The exercise:
Extract every line below that contains the word "this".

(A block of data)

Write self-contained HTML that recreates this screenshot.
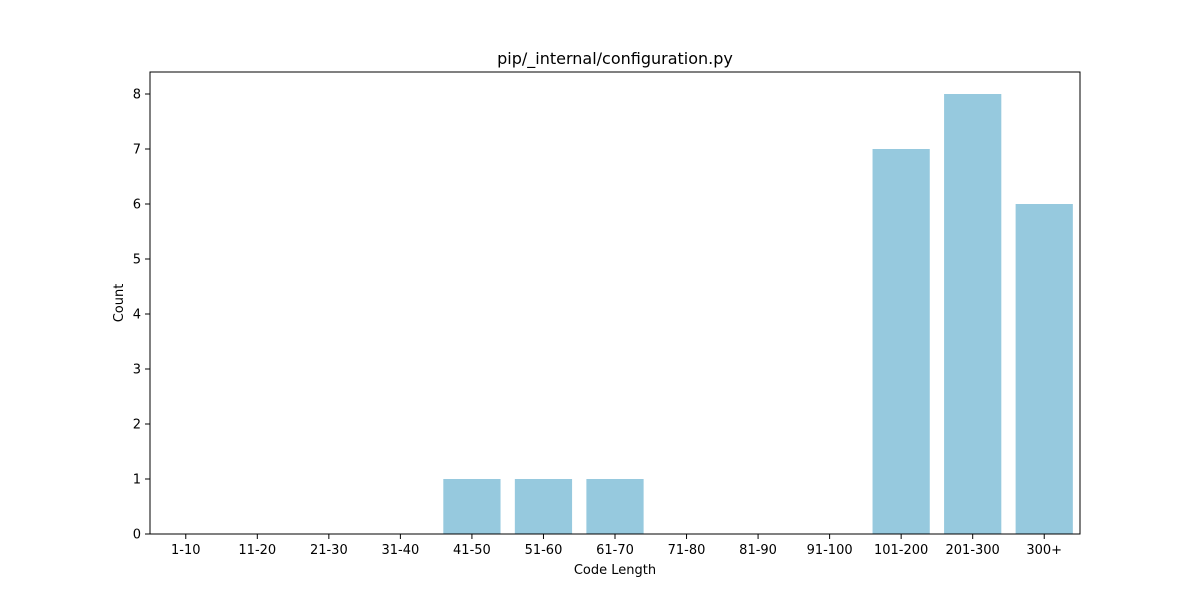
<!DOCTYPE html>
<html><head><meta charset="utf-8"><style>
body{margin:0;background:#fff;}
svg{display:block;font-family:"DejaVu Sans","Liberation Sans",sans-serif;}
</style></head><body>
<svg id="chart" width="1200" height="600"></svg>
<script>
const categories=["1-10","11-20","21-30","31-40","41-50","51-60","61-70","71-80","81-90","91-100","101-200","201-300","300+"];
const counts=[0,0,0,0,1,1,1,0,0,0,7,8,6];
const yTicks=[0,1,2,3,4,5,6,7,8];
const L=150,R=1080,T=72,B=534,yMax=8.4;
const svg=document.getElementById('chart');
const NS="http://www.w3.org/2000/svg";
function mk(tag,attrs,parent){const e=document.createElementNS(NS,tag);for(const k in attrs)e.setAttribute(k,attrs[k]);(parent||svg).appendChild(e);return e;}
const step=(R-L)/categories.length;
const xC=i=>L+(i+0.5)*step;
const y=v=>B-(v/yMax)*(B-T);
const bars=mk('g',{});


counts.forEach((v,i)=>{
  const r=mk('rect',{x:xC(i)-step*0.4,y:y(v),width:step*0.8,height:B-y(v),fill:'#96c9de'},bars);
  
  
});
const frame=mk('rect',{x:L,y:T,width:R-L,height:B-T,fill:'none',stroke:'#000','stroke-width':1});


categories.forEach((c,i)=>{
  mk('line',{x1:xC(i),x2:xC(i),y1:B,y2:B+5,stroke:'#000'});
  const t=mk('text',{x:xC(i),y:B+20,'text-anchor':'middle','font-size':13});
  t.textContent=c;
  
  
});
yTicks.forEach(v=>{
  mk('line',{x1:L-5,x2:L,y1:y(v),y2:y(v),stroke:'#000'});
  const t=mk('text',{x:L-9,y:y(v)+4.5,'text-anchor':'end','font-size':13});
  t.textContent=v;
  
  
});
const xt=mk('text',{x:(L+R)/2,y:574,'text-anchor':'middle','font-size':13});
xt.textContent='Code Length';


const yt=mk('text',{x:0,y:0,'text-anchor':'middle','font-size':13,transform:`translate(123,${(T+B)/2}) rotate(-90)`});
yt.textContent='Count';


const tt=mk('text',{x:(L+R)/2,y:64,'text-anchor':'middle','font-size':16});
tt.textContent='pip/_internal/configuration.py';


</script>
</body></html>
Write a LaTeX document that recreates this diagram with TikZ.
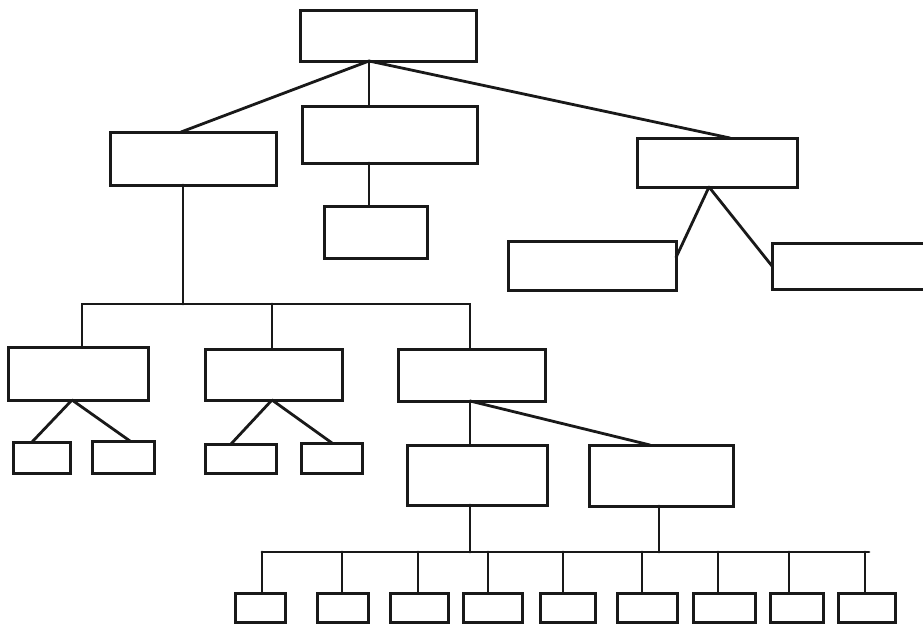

Solution to the problem:
Write self-contained HTML that recreates this screenshot.
Write a LaTeX document that recreates this diagram with TikZ.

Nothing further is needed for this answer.